I like drinking alcohol or taking legal substances during certain events. Feeling a bit of floatyness while watching the sunset is a great feeling (in moderation).
If that feeling doesn't mean anything to you, thats cool and no judgement.
I think about how some cultures eat dessert as a closure to their favorite meal, and thats the only metaphor I can think of.
I got drunk precisely one time, for my 21st birthday. The legal age here is 21 and so the local bar sends you a sampling set for your birthday to see what drink you like. Despite getting pumpedup for it, I wasn't prepared for "how" to do it so I got drunk and almost got lost in the process (but was able to conclude my favorite drink was quince cider, which I had already liked, though after a few blunders trying to recognize what the heck I just drank). I'm not against drinking per se, but it confirmed an idea in my mind that, in a utilitarian sense, it's feels connected to the mindset "if I can't have my mind, nobody can", which I carry over with the topic of drugs too even though I've done sarpa salpa multiple times when I was younger (that was more cultural though) and have tried to do art while under the influence.
Is that the way whiskey is advertised? Huh. I don't see commercials anymore, so IDK.
I drink single-malt Scottish whiskey occasionally because I enjoy the flavors. Same with most bourbons and ryes. But Kentucky whiskey? Bleah. Sadly, I am poorer than my preferences.
I've never touched alcohol in my life outside of cleaning purposes (I mean isopropyl alcohol, or as I like to call it, icy prope). And to be honest, you've convinced me to remain teetotal.
However, I always have the feeling I wanted to try out some drinks just for that taste but can't because it's got some of that الكحول in it. And there are very few non-alcoholic alternatives for these drinks. The only one I've tried is a virgin mojito (in my country it's sometimes referred to as just "mojito" because it's the only one we know). And honestly, it tastes great. And then there's the fact that I can't make my own vanilla extract. You need ethanol for that, and I just have this fear of putting it in my body because I don't wanna get addicted to it.

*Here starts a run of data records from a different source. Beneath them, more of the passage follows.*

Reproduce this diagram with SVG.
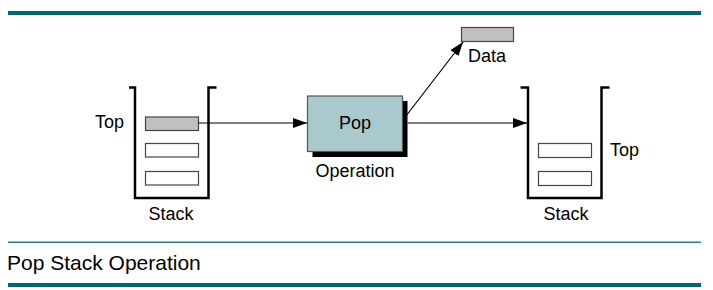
<svg xmlns="http://www.w3.org/2000/svg" width="713" height="290" viewBox="0 0 713 290">
<style>
  text { font-family: "Liberation Sans", Arial, sans-serif; font-size: 18px; fill: #000; }
  .stack { fill: none; stroke: #000; stroke-width: 2.5; stroke-linejoin: miter; }
  .slot { fill: #fff; stroke: #444; stroke-width: 1.2; }
  .slot.full { fill: #c0c0c0; }
  .conn { fill: none; stroke: #000; stroke-width: 1.2; }
  .bar { fill: #00676a; }
  .caption { font-size: 21px; }
</style>
<defs>
  <marker id="arrow" viewBox="0 0 14 10" refX="14" refY="5" markerWidth="14" markerHeight="10" markerUnits="userSpaceOnUse" orient="auto">
    <path d="M0,0 L14,5 L0,10 Z" fill="#000"/>
  </marker>
</defs>
<rect class="bar" x="8" y="11" width="693" height="4"/>
<g id="stack-left">
  <path class="stack" d="M129,87.5 H135 V198 H208.5 V87.5 H216.5"/>
  <rect class="slot full" x="145.5" y="117" width="53" height="13.5"/>
  <rect class="slot" x="145.5" y="143.5" width="53" height="13.5"/>
  <rect class="slot" x="145.5" y="171.5" width="53" height="13.5"/>
  <text x="95" y="128">Top</text>
  <text x="171" y="219.5" text-anchor="middle">Stack</text>
</g>
<g id="pop">
  <rect x="312.5" y="101" width="95" height="56" fill="#000"/>
  <rect x="307.5" y="96" width="95" height="55.5" fill="#a9c9cc" stroke="#555" stroke-width="1.2"/>
  <text x="355" y="128.5" text-anchor="middle">Pop</text>
  <text x="355" y="177" text-anchor="middle">Operation</text>
</g>
<g id="data">
  <rect x="461.5" y="27.5" width="52" height="14" fill="#c0c0c0" stroke="#444" stroke-width="1.2"/>
  <text x="487" y="62" text-anchor="middle">Data</text>
</g>
<g id="stack-right">
  <path class="stack" d="M520.5,87.5 H528 V198 H601.5 V87.5 H609.5"/>
  <rect class="slot" x="538.5" y="143.5" width="53" height="14"/>
  <rect class="slot" x="538.5" y="171.5" width="53" height="14"/>
  <text x="610" y="155.5">Top</text>
  <text x="566" y="219.5" text-anchor="middle">Stack</text>
</g>
<g id="connectors">
  <line class="conn" x1="198.5" y1="123" x2="307" y2="123" marker-end="url(#arrow)"/>
  <line class="conn" x1="407.5" y1="123" x2="527" y2="123" marker-end="url(#arrow)"/>
  <line class="conn" x1="406" y1="116" x2="463" y2="42" marker-end="url(#arrow)"/>
</g>
<rect x="8" y="241.5" width="693" height="1.6" fill="#2a7f80"/>
<text class="caption" x="7" y="270">Pop Stack Operation</text>
<rect class="bar" x="8" y="283" width="693" height="4"/>
</svg>
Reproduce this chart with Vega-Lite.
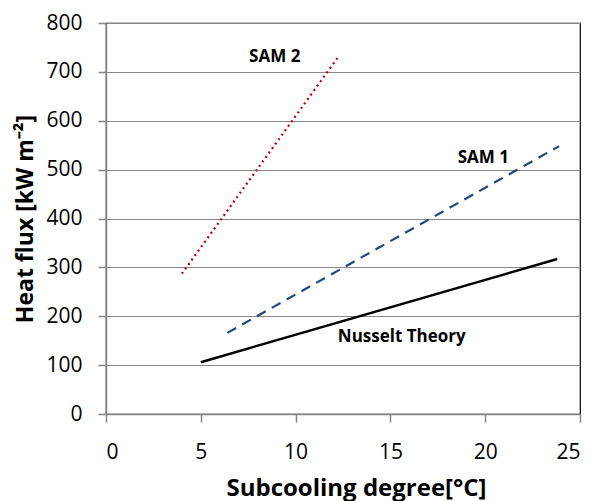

I've always treated alcohol like drugs and tobacco. They feel fun, and you want more, but it will knock you out when you least expect it.
I don't know why drinking alcohol has to be a binary issue, but maybe my propensity for addiction is lower than normal. Does it seem like the majority of human beings have to just not drink at all or they binge out and wake up in the bushes?
One of the primary functions of alcohol in humans is lowering inhibitions. It stands to reason then that the more one drinks, the more one will drink.
I've been there myself. I spent my entire 20's at the bar. It was fun and I regret nothing. But now I can count on one hand the number of alcoholic drinks I had in 2024.
One per hour and not more than 3 is a very easy rule for staying below 0.08. Two drinks in an hour and nothing more will usually still keep you below the limit tbh. It really is that third and fourth drink which tilt it.
No big deal. I can't personally take shots, but I can drink beer and metabolize it super fast. To each his own, but trying to put a "one size fits all" limit on drinking is silly.
I can drink shitty light beer all day, but one time I drank 3 beers on a date at the local brew house, drove home and thought, "Jesus. I shouldn't be doing this."
To most people, drinking means hammered, or at least too loosey-goosey to drive. Some of us aren't like that. (And yes, no matter who you are, alcohol dulls reflexes.)
Haha! I do enjoy when I convince my anti-social friends to come to a party and give them a chill out room to recharge and tricks to getting the pets to play with them.